Monday, 14 May 2018

Fun Mom Dinner (2017)

I am trying to figure out why I disliked Fun Mom Dinner so much. It's not that it isn't funny enough for a comedy, although it isn't. It's not that the cast are largely wasted, although they are. And it's certainly not that the whole thing ambles along towards a hugely predictable third act, although it does. I think it is all of these things and more. Mainly, it feels like someone saw the success of Bad Moms and tried to copy that "formula", and they failed.

The plot revolves around four mothers. They are stuck-in-a-rut Emily (Katie Aselton), single oversharer Jamie (Molly Shannon), grumpy Kate (Toni Collette), and a woman who can be relied on to run everything with military precision when need be, named Melanie (Bridget Everett). They all end up on a big night out while their kids are being looked after, drink flows, weed is smoked, and confessions are delivered in ways that allow the women to view each other in a different light. Basically. There are a few sub-plots (one involving two of the hubbies - Adam Scott and Rob Huebel - who are watching the kids, one involving a barman - Adam Levine - who takes a liking to Emily, and one involving a sweet guy played by Paul Rust) but they all feel clumsily inserted, and all continue to serve the lessons being learned about mothers still being women too.

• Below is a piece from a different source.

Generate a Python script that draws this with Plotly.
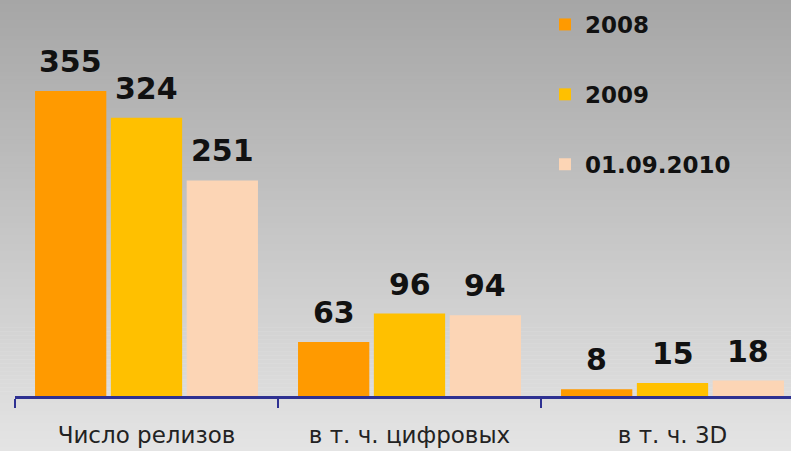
import plotly.graph_objects as go

# ---- data ----
categories = ["Число релизов", "в т. ч. цифровых", "в т. ч. 3D"]
series_names = ["2008", "2009", "01.09.2010"]
values_2008 = [355, 63, 8]
values_2009 = [324, 96, 15]
values_2010 = [251, 94, 18]
series_values = [values_2008, values_2009, values_2010]
series_colors = ["#FF9A00", "#FFC000", "#FCD5B5"]

# ---- layout constants ----
W, H = 791, 451
ML, MR, MT, MB = 15, 0, 0, 55
PLOT_W = W - ML - MR
PLOT_H = H - MT - MB
CAT_PX = 263  # pixel width of one category band
BARGAP = 0.135
BARGROUPGAP = 0.06
Y_MAX = 461

fig = go.Figure()
for name, vals, col in zip(series_names, series_values, series_colors):
    fig.add_trace(go.Bar(
        x=categories, y=vals, name=name, marker=dict(color=col, line=dict(width=0)),
        legendgroup=name, hoverinfo="skip",
    ))

# value labels above bars
slot_px = CAT_PX * (1 - BARGAP) / len(series_names)
for k, vals in enumerate(series_values):
    for cat, v in zip(categories, vals):
        fig.add_annotation(
            x=cat, y=v, text=str(v), showarrow=False,
            xanchor="center", yanchor="bottom",
            xshift=(k - (len(series_names) - 1) / 2) * slot_px,
            yshift=10,
            font=dict(family="DejaVu Sans", size=30, color="#111111", weight="bold"),
        )

# background vertical gradient (strips)
n_strips = 113
top_c, bot_c = 166, 228
for i in range(n_strips):
    t = i / (n_strips - 1)
    c = round(top_c + (bot_c - top_c) * t)
    y0_px = H * i / n_strips
    y1_px = H * (i + 1) / n_strips + 0.6
    fig.add_shape(
        type="rect", xref="paper", yref="paper", layer="below",
        x0=-ML / PLOT_W, x1=1 + 1 / PLOT_W,
        y0=1 - (y1_px - MT) / PLOT_H, y1=1 - (y0_px - MT) / PLOT_H,
        fillcolor=f"rgb({c},{c},{c})", line=dict(width=0),
    )

fig.update_layout(
    width=W, height=H,
    margin=dict(l=ML, r=MR, t=MT, b=MB, pad=0, autoexpand=False),
    paper_bgcolor="rgba(0,0,0,0)", plot_bgcolor="rgba(0,0,0,0)",
    barmode="group", bargap=BARGAP, bargroupgap=BARGROUPGAP,
    showlegend=True,
    legend=dict(
        x=(545 - ML) / PLOT_W, xanchor="left", y=1 - 3 / PLOT_H, yanchor="top",
        bgcolor="rgba(0,0,0,0)", traceorder="grouped", tracegroupgap=37,
        font=dict(family="DejaVu Sans", size=23, color="#111111", weight="bold"),
        itemclick=False, itemdoubleclick=False,
    ),
    xaxis=dict(
        type="category", range=[-0.5, -0.5 + PLOT_W / CAT_PX],
        showline=True, linecolor="#2E3192", linewidth=3,
        ticks="outside", tickson="boundaries", ticklen=9, tickwidth=2, tickcolor="#2E3192",
        ticklabelstandoff=16, automargin=False,
        tickfont=dict(family="DejaVu Sans", size=23, color="#222222"),
        showgrid=False, zeroline=False, fixedrange=True,
    ),
    yaxis=dict(range=[0, Y_MAX], visible=False, showgrid=False, zeroline=False,
               fixedrange=True, automargin=False),
)

fig.write_html(
    "out.html",
    config={"displayModeBar": False},
    post_script="document.body.style.margin='0';document.body.style.overflow='hidden';",
)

Director Alethea Jones doesn't really do much wrong here, in terms of the technical stuff. The pacing is fine, the camera points in the right direction, and there are a couple of familiar pop hits in the soundtrack (although one of the better songs is used for a godawful karaoke scene). One of the biggest problems that the film has is the cast.

It's not that Aselton is bad, she's just not a very appealing lead. She is far too bland to bother about, as is the character she plays. Collette deserves much better than the material she's given here, as does the usually wonderful Shannon. Everett gets some of the best moments, and she fares the best out of the central quartet, perhaps because I wasn't familiar with her before this. Strangely, the male cast members fare a lot better, with Scott and Huebel a lot of fun, and Levine and Rust both managing to come across as nice guys with different ways of connecting with the women.

Which brings us to the other big problem here. The script. Written by Julie Rudd (and at least her husband, Paul, stops by to steal one scene), there just isn't enough here that works, largely due to the lack of decent laughs. The rest of the problems would be easier to forgive if the film remembered that it was a comedy. Almost every mainstream comedy has the standard chain of events leading to the group bonding, the pop music to either bring joy to the main characters or accompany a fun montage, and a clash of two very different demographics (as in the scene in which these mothers inadvertently crash a teen party). Those things are all fine and enjoyable enough, if done well.

Sure, if you find this available for free then you may want to give it a watch. But I am willing to bet that by the time the end credits roll you just wish that you'd rewatched Bad Moms. Not that this film was ever aiming to be that film, I can imagine someone telling me, . . . but we all know that it was.